One source who was in the meeting confirmed that Rosenstein did make a remark about recording Trump with the use of a wire. But the source insists: “The statement was sarcastic and was never discussed with any intention of recording a conversation with the president.”

The news was first reported by the New York Times.

Rosenstein pushed back on the New York Times’ report.

“The New York Times’s story is inaccurate and factually incorrect. I will not further comment on a story based on anonymous sources who are obviously biased against the department and are advancing their own personal agenda. But let me be clear about this: Based on my personal dealings with the president, there is no basis to invoke the 25th Amendment.”

In response to the story, McCabe’s attorney’s issued the following statement to ABC News: “Andrew McCabe drafted memos to memorialize significant discussions he had with high-level officials and preserved them so he would have an accurate, contemporaneous record of those discussions.

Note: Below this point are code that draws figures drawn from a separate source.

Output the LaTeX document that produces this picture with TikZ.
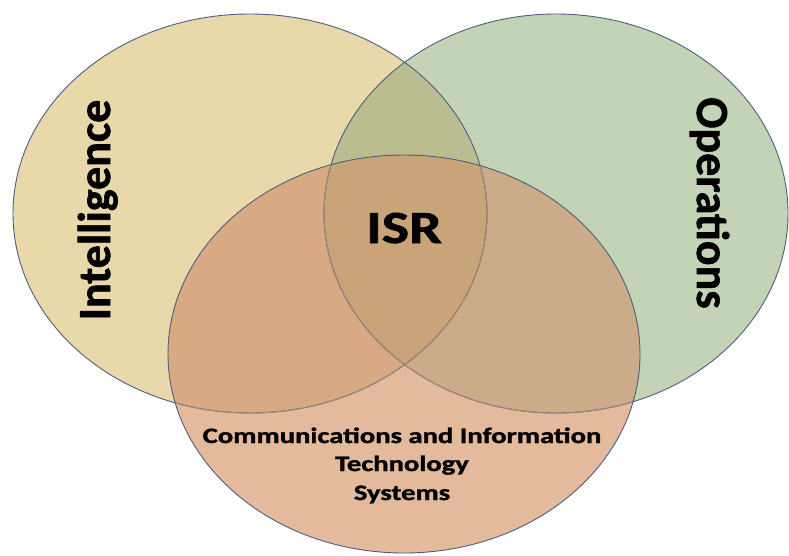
\documentclass[tikz,border=0pt]{standalone}
\usepackage{fontspec}
\setmainfont{Carlito}
\newfontfamily\heavyface[FakeBold=1.3]{Carlito Bold}
\definecolor{yonly}{HTML}{E8D8AA}
\definecolor{gonly}{HTML}{C3D4B6}
\definecolor{conly}{HTML}{E3BA9C}
\definecolor{ygcol}{HTML}{B9BD8F}
\definecolor{yccol}{HTML}{D8A982}
\definecolor{gccol}{HTML}{CCAB88}
\definecolor{ygccol}{HTML}{C8A478}
\definecolor{edge}{HTML}{4F5F7F}
\definecolor{edgein}{HTML}{A08C78}
\tikzset{
  bigword/.style={font=\heavyface\fontsize{46}{46}\selectfont, inner sep=0pt, anchor=base, text=black},
  smallword/.style={font=\heavyface\fontsize{22}{22}\selectfont, inner sep=0pt, anchor=base, xscale=1.3, text=black},
  outline/.style={draw=edge, line width=0.9pt},
  inline/.style={draw=edgein, line width=0.8pt}
}
\newcommand{\ellY}{(250,213.5) ellipse [x radius=237pt, y radius=199.5pt]}
\newcommand{\ellG}{(556,213.5) ellipse [x radius=232pt, y radius=199.5pt]}
\newcommand{\ellC}{(404,354) ellipse [x radius=236pt, y radius=199pt]}
\begin{document}
\begin{tikzpicture}[x=1pt,y=-1pt]
\useasboundingbox (0,0) rectangle (789,555);
\fill[white] (0,0) rectangle (789,555);
% single regions
\fill[yonly] \ellY;
\fill[gonly] \ellG;
\fill[conly] \ellC;
% pairwise overlaps
\begin{scope}
  \clip \ellY;
  \fill[ygcol] \ellG;
  \fill[yccol] \ellC;
\end{scope}
\begin{scope}
  \clip \ellG;
  \fill[gccol] \ellC;
\end{scope}
\begin{scope}
  \clip \ellY;
  \clip \ellG;
  \fill[ygccol] \ellC;
\end{scope}
% outlines
\draw[outline] \ellY;
\draw[outline] \ellG;
\begin{scope}
  \clip \ellC;
  \draw[inline] \ellY;
  \draw[inline] \ellG;
\end{scope}
\draw[outline] \ellC;
% texts
\node[bigword, rotate=90] (intel) at (110,210) {Intelligence};
\node[bigword, rotate=-90] (ops) at (697,203) {Operations};
\node[bigword, xscale=1.26] (isr) at (404,243) {ISR};
\node[smallword] (comm1) at (402,443) {Communications and Information};
\node[smallword] (comm2) at (402,471) {Technology};
\node[smallword] (comm3) at (402,500) {Systems};
\end{tikzpicture}
\end{document}
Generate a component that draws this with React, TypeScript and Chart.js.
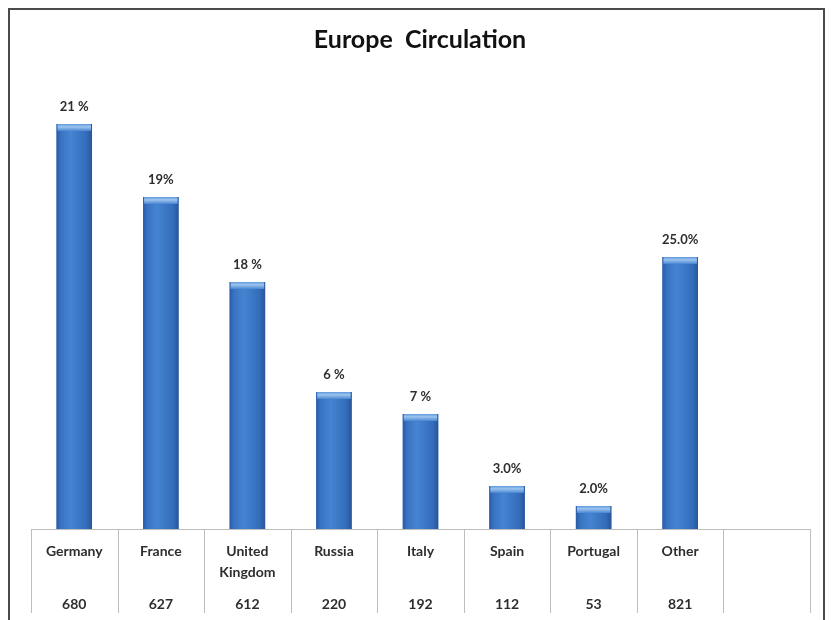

When he was interviewed by the Special Counsel more than a year ago, he gave all of his memos – classified and unclassified – to the Special Counsel’s office. A set of those memos remained at the FBI at the time of his departure in late January 2018. He has no knowledge of how any member of the media obtained those memos.”

In May of 2017, after the firing of then-FBI director James Comey, ABC News reported that Rosenstein was so upset with the White House for pinning Comey’s dismissal on him that he was on the verge of resigning.

Rosenstein remained on the job and a week later assigned Robert Mueller as special counsel to “oversee the previously-confirmed FBI investigation of Russian government efforts to influence the 2016 presidential election and related matters.”

Attorney General Jeff Sessions recused himself from the Russia probe early last year.

In the months since Mueller’s appointment, Rosenstein has been responsible for overseeing the Russia probe, often holding press conferences to announce indictments brought by Mueller’s team of prosecutors. Rosenstein’s leading role in the Russia probe came as a result of Attorney General Jeff Sessions’ recusal from all matters related to the presidential campaign to avoid conflicts of interest.

On Capitol Hill, Republicans have targeted Rosenstein in their criticism of the Justice Department’s handling of the Russia probe. In July, 11 House Republicans introduced articles of impeachment against Rosenstein and accused the Justice Department of hiding investigative information from Congress, abusing the Federal Intelligence Surveillance Act, and failing to comply with subpoenas.